Contra esa identidad y memoria, Netanyahu está hoy, empero, intentando ganar una de las mayores apuestas del proyecto sionista: «Cada pedazo de territorio que dejamos se convierte en un lugar desde el cual lanzar un terrorismo terrible contra nosotros. Y por eso debo aclarar que, en cualquier acuerdo en el futuro, el estado de Israel debe tener el control total del área, desde el río hasta el mar» (las cursivas son nuestras), advirtió abiertamente en enero. Tres meses después, su gobierno está encerrado, no obstante, en un doble laberinto: el del genocidio de la población civil palestina, que convierte a Israel en un paria internacional. Y el de la presión ciudadana interna, que, después de medio año de incursión militar, se toma las calles de Tel Aviv, indignada ante el incumplimiento de las promesas: rescatar a los rehenes, acabar con Hamás y tomar el control de Gaza.
Rafah es, en este sentido, la puerta del laberinto para Netanyahu. Un hilo de Ariadna en cuyo extremo pende la vida de cientos de miles de refugiados, que luchan a diario contra el miedo: «No puedo describir cómo nos sentimos. Tengo mucha confusión en la cabeza. Mis hijos no dejan de preguntarme cuándo invadirá Israel Rafah, adónde iremos y si moriremos. Y yo no tengo respuestas», confiesa Mariam, quien huyó de su hogar en la ciudad de Gaza con sus hijos de 5, 7 y 9 años.

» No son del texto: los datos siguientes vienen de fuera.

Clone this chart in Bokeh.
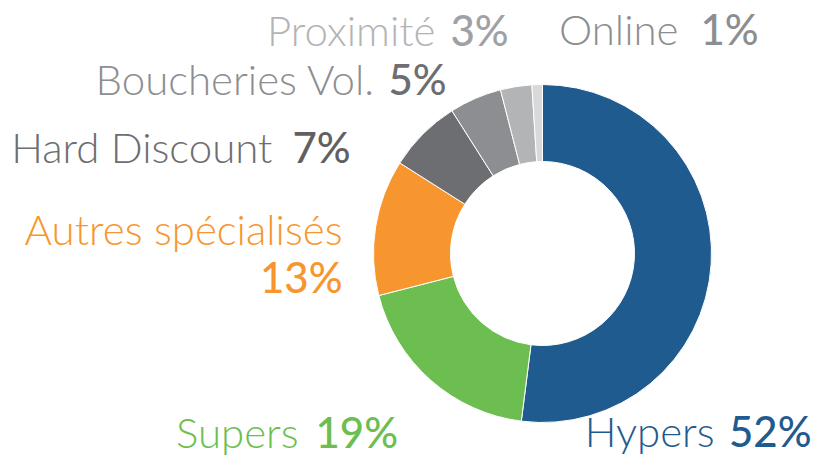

En el testimonio de esta madre, la historia humana gira sobre sí misma. Y nos devuelve a la madrugada en que el pequeño Darwish despertaba a una Nakba que no cesa, en un mundo de hace mucho que, no obstante, continúa siendo el nuestro:
Sal con nosotros a esta noche inmisericorde. Ya aprenderás a ordenar los luceros en la alacena de la memoria, a restituir lo perdido a fuerza de nombrarlo, así te desquitarás. Pero no mires a las estrellas, no sea que te rapten y te pierdas. Agárrate del vestido de tu madre… él te guía por la tierra que corre descalza bajo los pies, y no llores como tu hermano recién nacido, no sea que el llanto ponga a los soldados sobre aviso.